Im Übrigen setzt sich die getroffene Entscheidung auch nicht in Widerspruch zu einer Beschwerdeentscheidung des 8. Zivilsenats des Kammergerichts (KG Report 2001, 183), wonach es der Partei in der Regel nicht zum Verschulden gereicht, dass sie eine ihr gesetzte nicht übermäßig lange Frist zur Stellungnahme ausschöpft, da sich gerade vorliegend ein Anlass zu einer früheren Ablehnung vor dem 18. August 2004 ergeben hat, wie dies ausgeführt worden ist. Gerade der Umstand, dass die Antragsgegnerin zu 1. es nicht zum Anlass genommen hat, nunmehr nach den beiden Zusätzen zum Gutachten des Sachverständigen Steppler das Ablehnungsgesuch anzubringen, musste zu der bereits festgestellten Unzulässigkeit des Ablehnungsgesuches führen.

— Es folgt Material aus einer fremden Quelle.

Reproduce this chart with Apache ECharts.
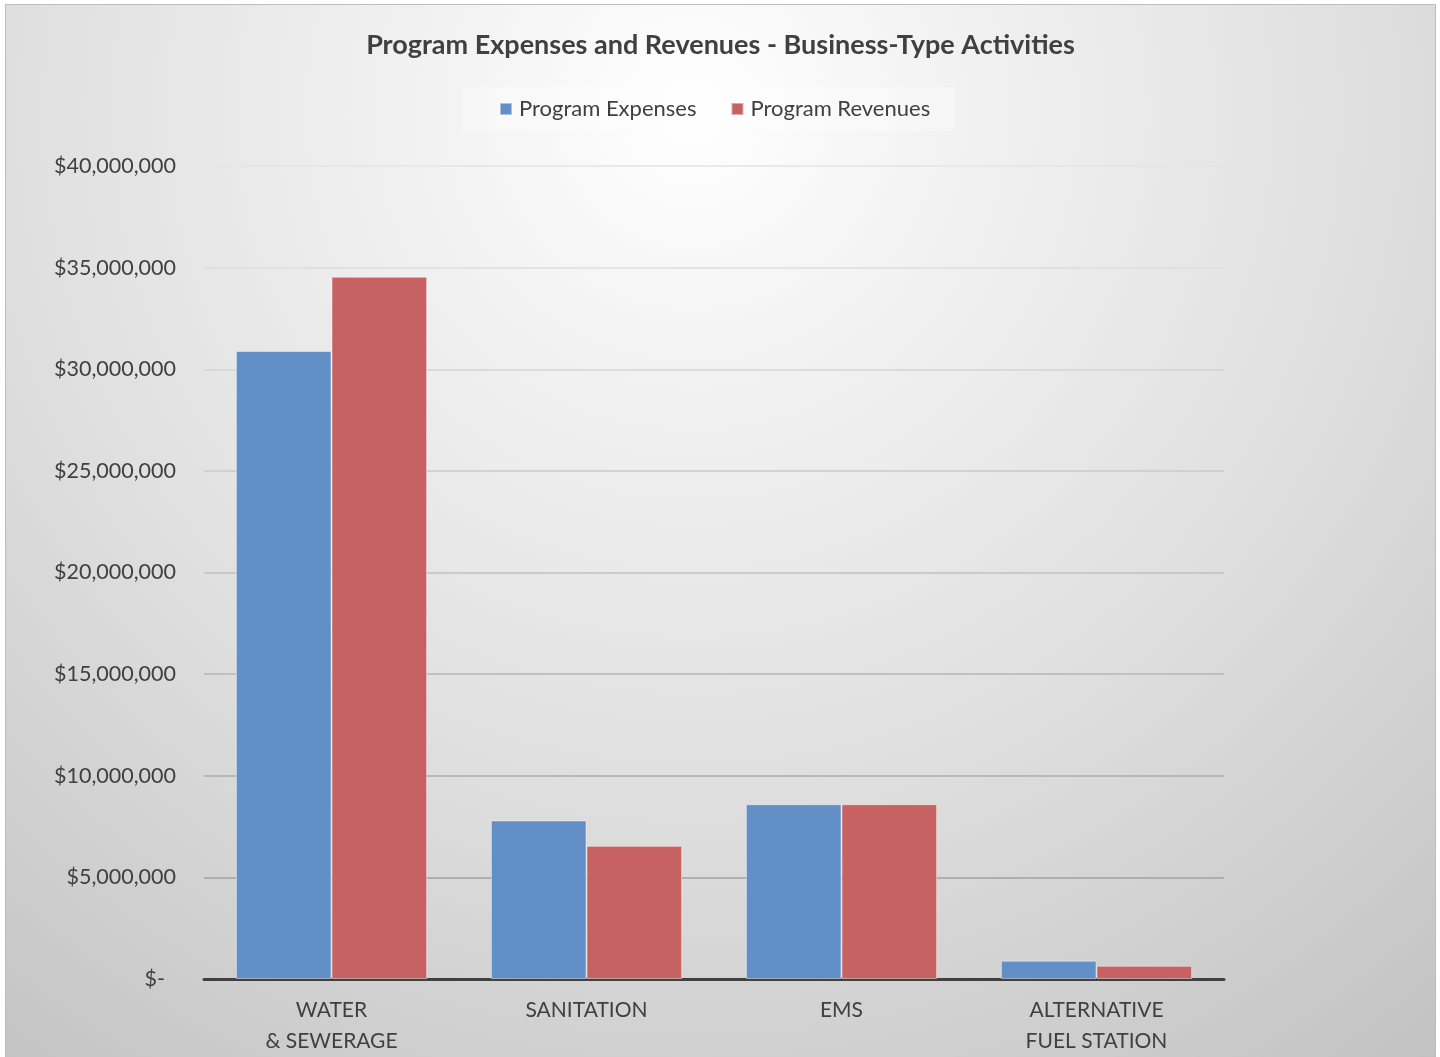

Die Kostenentscheidung beruht auf § 97 Abs. 1 ZPO in Verbindung mit Nr. 1957 der Anlage 1 zu § 11 Abs. 2 GKG. Die Festsetzung des Beschwerdewertes erfolgte gemäß § 3 ZPO, wobei der Senat 1/10 des Wertes der Hauptsache, die von der Antragsgegnerin zu 1. mit 15.000,-- Euro angegeben worden ist, als angemessen erachtete (Baumbach/Hartmann, Kommentar zur ZPO, 62. Aufl. 2004, Rdnr. 4 zum Anhang nach § 3). Zu einer höherwertigen Festsetzung des Beschwerdewertes sah sich der Senat nicht veranlasst, da es vorliegend nur um einen Teilaspekt des selbständigen Beweisverfahrens geht.